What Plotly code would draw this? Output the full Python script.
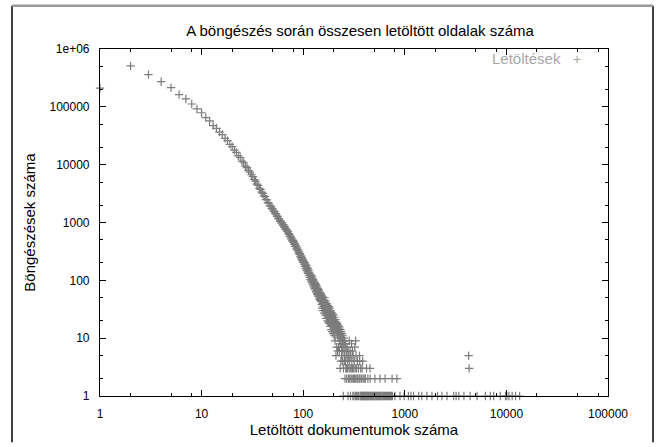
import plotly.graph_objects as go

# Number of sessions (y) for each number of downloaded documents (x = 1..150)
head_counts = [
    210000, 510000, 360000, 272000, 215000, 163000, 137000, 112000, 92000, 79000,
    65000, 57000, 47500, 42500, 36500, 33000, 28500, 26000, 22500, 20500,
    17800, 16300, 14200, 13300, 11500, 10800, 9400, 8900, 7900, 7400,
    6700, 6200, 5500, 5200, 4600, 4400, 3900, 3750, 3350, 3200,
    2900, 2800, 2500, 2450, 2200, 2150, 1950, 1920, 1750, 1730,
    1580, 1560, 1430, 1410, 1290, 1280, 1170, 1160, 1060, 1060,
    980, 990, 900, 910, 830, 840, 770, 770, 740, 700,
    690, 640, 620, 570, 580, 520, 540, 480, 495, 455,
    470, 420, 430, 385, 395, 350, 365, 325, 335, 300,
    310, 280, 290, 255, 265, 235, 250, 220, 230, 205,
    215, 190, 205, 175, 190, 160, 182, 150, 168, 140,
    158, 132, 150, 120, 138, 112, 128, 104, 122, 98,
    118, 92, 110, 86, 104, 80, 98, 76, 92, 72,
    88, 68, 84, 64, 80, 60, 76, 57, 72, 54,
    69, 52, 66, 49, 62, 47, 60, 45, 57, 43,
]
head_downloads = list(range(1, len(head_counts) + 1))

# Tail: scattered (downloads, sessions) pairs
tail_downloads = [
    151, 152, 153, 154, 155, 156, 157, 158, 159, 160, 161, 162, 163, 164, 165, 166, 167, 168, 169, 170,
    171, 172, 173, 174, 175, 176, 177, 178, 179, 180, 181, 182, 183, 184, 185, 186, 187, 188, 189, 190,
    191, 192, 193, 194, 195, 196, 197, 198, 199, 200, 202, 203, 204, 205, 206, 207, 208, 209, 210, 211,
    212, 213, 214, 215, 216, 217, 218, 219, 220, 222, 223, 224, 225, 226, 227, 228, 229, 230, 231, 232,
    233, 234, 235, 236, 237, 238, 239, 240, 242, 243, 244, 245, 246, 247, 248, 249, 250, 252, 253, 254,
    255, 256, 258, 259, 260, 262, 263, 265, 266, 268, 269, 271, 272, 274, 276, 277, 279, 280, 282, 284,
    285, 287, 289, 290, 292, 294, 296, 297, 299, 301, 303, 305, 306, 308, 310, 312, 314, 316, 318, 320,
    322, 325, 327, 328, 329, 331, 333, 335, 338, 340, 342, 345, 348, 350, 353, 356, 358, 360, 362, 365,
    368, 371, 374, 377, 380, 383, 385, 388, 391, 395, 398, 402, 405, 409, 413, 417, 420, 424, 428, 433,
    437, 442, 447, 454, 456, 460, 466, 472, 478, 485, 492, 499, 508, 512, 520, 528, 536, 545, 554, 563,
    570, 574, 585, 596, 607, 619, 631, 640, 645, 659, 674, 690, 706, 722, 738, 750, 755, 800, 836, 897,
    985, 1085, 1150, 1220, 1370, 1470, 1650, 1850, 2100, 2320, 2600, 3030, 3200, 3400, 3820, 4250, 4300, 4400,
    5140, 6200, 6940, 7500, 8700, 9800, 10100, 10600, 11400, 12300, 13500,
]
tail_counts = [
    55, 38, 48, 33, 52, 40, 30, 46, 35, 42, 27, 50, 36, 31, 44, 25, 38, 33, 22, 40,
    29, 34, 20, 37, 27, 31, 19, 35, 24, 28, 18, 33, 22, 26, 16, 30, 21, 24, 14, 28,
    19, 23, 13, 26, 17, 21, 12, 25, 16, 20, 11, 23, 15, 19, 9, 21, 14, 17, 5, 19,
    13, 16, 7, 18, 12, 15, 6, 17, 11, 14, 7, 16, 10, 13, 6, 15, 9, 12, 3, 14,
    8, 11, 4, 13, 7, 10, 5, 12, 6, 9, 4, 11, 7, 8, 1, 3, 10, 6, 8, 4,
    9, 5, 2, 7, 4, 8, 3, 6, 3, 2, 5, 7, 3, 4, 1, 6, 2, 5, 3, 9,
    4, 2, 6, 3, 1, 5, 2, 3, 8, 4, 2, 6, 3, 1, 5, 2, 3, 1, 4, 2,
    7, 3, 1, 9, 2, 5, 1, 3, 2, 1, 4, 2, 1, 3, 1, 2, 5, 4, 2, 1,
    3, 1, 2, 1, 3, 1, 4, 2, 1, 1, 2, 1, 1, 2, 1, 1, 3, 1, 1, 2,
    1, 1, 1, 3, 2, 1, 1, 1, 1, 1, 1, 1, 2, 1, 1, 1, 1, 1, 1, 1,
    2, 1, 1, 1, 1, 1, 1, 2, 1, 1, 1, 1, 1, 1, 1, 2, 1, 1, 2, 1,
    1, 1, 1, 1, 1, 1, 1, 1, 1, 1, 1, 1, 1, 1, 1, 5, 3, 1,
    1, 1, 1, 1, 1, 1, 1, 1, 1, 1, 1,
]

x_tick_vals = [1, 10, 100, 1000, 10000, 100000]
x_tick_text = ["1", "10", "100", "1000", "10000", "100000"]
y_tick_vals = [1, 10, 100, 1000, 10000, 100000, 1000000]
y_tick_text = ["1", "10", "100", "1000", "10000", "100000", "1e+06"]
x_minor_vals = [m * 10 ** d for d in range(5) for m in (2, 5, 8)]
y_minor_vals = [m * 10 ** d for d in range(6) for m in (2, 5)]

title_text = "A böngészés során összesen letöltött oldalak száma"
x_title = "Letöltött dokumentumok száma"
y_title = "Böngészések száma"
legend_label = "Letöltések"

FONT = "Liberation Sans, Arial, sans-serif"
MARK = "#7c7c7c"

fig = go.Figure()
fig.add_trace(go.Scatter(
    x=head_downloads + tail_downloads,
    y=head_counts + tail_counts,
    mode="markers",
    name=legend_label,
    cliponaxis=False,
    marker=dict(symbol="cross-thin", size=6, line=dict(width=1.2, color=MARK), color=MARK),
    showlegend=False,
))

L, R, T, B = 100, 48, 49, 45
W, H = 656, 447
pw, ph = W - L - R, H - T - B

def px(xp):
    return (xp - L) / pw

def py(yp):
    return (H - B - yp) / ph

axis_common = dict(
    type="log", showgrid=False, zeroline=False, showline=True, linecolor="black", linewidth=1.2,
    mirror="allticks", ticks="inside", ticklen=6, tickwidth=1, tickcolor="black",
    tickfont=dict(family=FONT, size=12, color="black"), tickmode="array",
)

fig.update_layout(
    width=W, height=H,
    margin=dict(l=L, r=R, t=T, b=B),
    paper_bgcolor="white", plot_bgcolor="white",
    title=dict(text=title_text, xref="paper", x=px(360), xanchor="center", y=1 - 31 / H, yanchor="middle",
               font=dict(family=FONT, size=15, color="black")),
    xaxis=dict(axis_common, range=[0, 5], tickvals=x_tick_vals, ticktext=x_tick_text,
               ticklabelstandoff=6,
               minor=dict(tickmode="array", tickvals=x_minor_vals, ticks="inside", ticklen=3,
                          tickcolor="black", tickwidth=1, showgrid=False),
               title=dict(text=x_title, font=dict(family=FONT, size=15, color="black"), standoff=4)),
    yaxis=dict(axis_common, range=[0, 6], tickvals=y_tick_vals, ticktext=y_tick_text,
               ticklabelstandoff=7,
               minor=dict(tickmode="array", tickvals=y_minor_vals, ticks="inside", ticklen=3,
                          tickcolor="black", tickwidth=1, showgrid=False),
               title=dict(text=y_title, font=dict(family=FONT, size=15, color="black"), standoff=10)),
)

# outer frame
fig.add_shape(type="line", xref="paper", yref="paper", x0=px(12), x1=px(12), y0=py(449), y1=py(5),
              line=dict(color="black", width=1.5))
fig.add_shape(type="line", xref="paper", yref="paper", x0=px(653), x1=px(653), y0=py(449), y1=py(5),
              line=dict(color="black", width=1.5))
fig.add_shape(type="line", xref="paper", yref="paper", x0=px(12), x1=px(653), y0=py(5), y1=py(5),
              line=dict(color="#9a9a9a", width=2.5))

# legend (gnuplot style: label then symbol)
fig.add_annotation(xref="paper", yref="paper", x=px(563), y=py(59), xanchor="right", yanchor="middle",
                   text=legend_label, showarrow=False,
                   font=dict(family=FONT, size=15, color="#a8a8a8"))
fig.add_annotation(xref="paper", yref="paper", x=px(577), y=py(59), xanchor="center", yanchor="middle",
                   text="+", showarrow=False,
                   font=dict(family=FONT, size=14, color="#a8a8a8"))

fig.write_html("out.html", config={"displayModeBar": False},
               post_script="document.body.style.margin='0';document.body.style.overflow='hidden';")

_TASK_
Reproduce the material above from its first line through the line containing "import plotly.graph_objects as go", both ends included, and skip every picture.

_RESULT_
What Plotly code would draw this? Output the full Python script.
import plotly.graph_objects as go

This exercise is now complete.